Leaving out every picture, retype the lines below from the top through the one that contains "renderers.append(r)".

Given information:
◆ ◆ ◆ ◆
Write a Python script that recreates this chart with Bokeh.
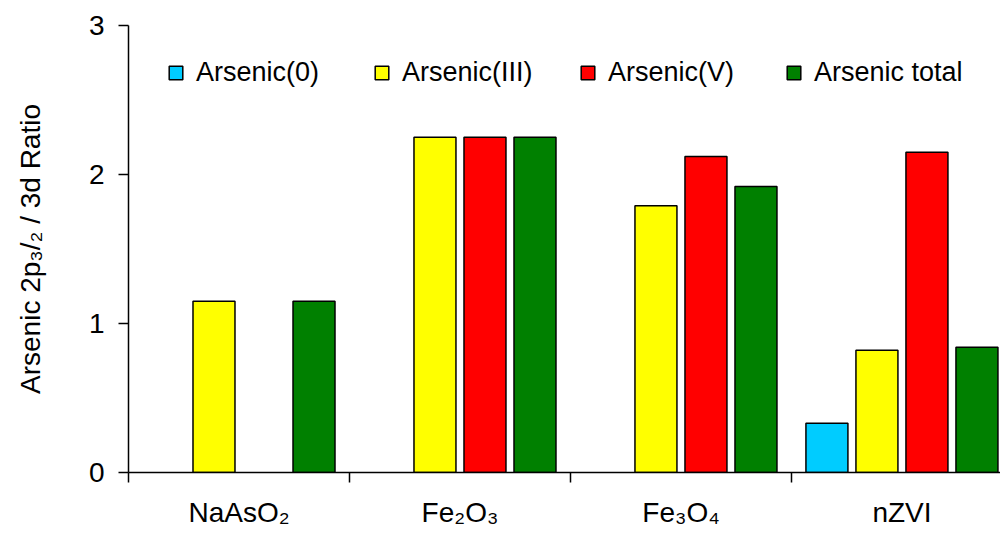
import math
from bokeh.plotting import figure
from bokeh.models import (ColumnDataSource, FixedTicker, Range1d, Legend, LegendItem)
from bokeh.transform import dodge
from bokeh.embed import file_html
from bokeh.resources import INLINE

# ---- data ----
categories = ["NaAsO₂", "Fe₂O₃", "Fe₃O₄", "nZVI"]
series_names = ["Arsenic(0)", "Arsenic(III)", "Arsenic(V)", "Arsenic total"]
nan = float("nan")
arsenic_0 = [nan, nan, nan, 0.33]
arsenic_iii = [1.15, 2.25, 1.79, 0.82]
arsenic_v = [nan, 2.25, 2.12, 2.15]
arsenic_total = [1.15, 2.25, 1.92, 0.84]
y_ticks = [0, 1, 2, 3]
y_label = "Arsenic 2p₃/₂ / 3d Ratio"

colors = ["#00CCFF", "#FFFF00", "#FF0000", "#008000"]
FONT = "Liberation Sans"

centers = [i + 0.5 for i in range(len(categories))]
bounds = [i for i in range(len(categories))]
source = ColumnDataSource(dict(x=centers, s0=arsenic_0, s1=arsenic_iii,
                               s2=arsenic_v, s3=arsenic_total))

p = figure(width=1000, height=530, output_backend="svg", toolbar_location=None,
           x_range=Range1d(0, 3.946), y_range=Range1d(0, 3),
           min_border_left=128, min_border_right=0, min_border_top=25,
           min_border_bottom=56)
p.outline_line_color = None
p.xgrid.visible = False
p.ygrid.visible = False
p.background_fill_color = "white"
p.border_fill_color = "white"

pitch = 0.2263
width = 0.19
renderers = []
for j, col in enumerate(["s0", "s1", "s2", "s3"]):
    r = p.vbar(x=dodge("x", (j - 1.5) * pitch, range=p.x_range), top=col,
               bottom=0, width=width, source=source,
               fill_color=colors[j], line_color="black", line_width=1.5)
    renderers.append(r)

# x axis: boundary ticks (minor), labels at centers
xa = p.xaxis[0]
xa.ticker = FixedTicker(ticks=centers, minor_ticks=bounds)
xa.major_label_overrides = {c: lab for c, lab in zip(centers, categories)}
xa.major_tick_line_color = None
xa.major_tick_out = 10
xa.major_tick_in = 0
xa.minor_tick_out = 10
xa.minor_tick_in = 0
xa.minor_tick_line_color = "black"
xa.minor_tick_line_width = 1.5
xa.axis_line_width = 1.5
xa.major_label_standoff = 14
xa.major_label_text_font = FONT
xa.major_label_text_font_size = "28px"
xa.major_label_text_color = "black"

ya = p.yaxis[0]
ya.ticker = FixedTicker(ticks=y_ticks, minor_ticks=[])
ya.major_tick_out = 10
ya.major_tick_in = 0
ya.major_tick_line_width = 1.5
ya.axis_line_width = 1.5
ya.major_label_standoff = 14
ya.major_label_text_font = FONT
ya.major_label_text_font_size = "28px"
ya.major_label_text_color = "black"
ya.axis_label = y_label
ya.axis_label_text_font = FONT
ya.axis_label_text_font_size = "28px"
ya.axis_label_text_font_style = "normal"
ya.axis_label_text_color = "black"
ya.axis_label_standoff = 40

legend = Legend(items=[LegendItem(label=n, renderers=[r]) for n, r in zip(series_names, renderers)],
                orientation="horizontal", location=(39, 384),
                glyph_width=17, glyph_height=17, label_standoff=12,
                label_width=170, spacing=7, padding=0, margin=0,
                border_line_color=None, background_fill_alpha=0,
                label_text_font=FONT, label_text_font_size="27px",
                label_text_color="black")
p.add_layout(legend)

open("out.html", "w").write(file_html(p, INLINE))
◆ ◆ ◆ ◆
Correct output:
Write a Python script that recreates this chart with Bokeh.
import math
from bokeh.plotting import figure
from bokeh.models import (ColumnDataSource, FixedTicker, Range1d, Legend, LegendItem)
from bokeh.transform import dodge
from bokeh.embed import file_html
from bokeh.resources import INLINE

# ---- data ----
categories = ["NaAsO₂", "Fe₂O₃", "Fe₃O₄", "nZVI"]
series_names = ["Arsenic(0)", "Arsenic(III)", "Arsenic(V)", "Arsenic total"]
nan = float("nan")
arsenic_0 = [nan, nan, nan, 0.33]
arsenic_iii = [1.15, 2.25, 1.79, 0.82]
arsenic_v = [nan, 2.25, 2.12, 2.15]
arsenic_total = [1.15, 2.25, 1.92, 0.84]
y_ticks = [0, 1, 2, 3]
y_label = "Arsenic 2p₃/₂ / 3d Ratio"

colors = ["#00CCFF", "#FFFF00", "#FF0000", "#008000"]
FONT = "Liberation Sans"

centers = [i + 0.5 for i in range(len(categories))]
bounds = [i for i in range(len(categories))]
source = ColumnDataSource(dict(x=centers, s0=arsenic_0, s1=arsenic_iii,
                               s2=arsenic_v, s3=arsenic_total))

p = figure(width=1000, height=530, output_backend="svg", toolbar_location=None,
           x_range=Range1d(0, 3.946), y_range=Range1d(0, 3),
           min_border_left=128, min_border_right=0, min_border_top=25,
           min_border_bottom=56)
p.outline_line_color = None
p.xgrid.visible = False
p.ygrid.visible = False
p.background_fill_color = "white"
p.border_fill_color = "white"

pitch = 0.2263
width = 0.19
renderers = []
for j, col in enumerate(["s0", "s1", "s2", "s3"]):
    r = p.vbar(x=dodge("x", (j - 1.5) * pitch, range=p.x_range), top=col,
               bottom=0, width=width, source=source,
               fill_color=colors[j], line_color="black", line_width=1.5)
    renderers.append(r)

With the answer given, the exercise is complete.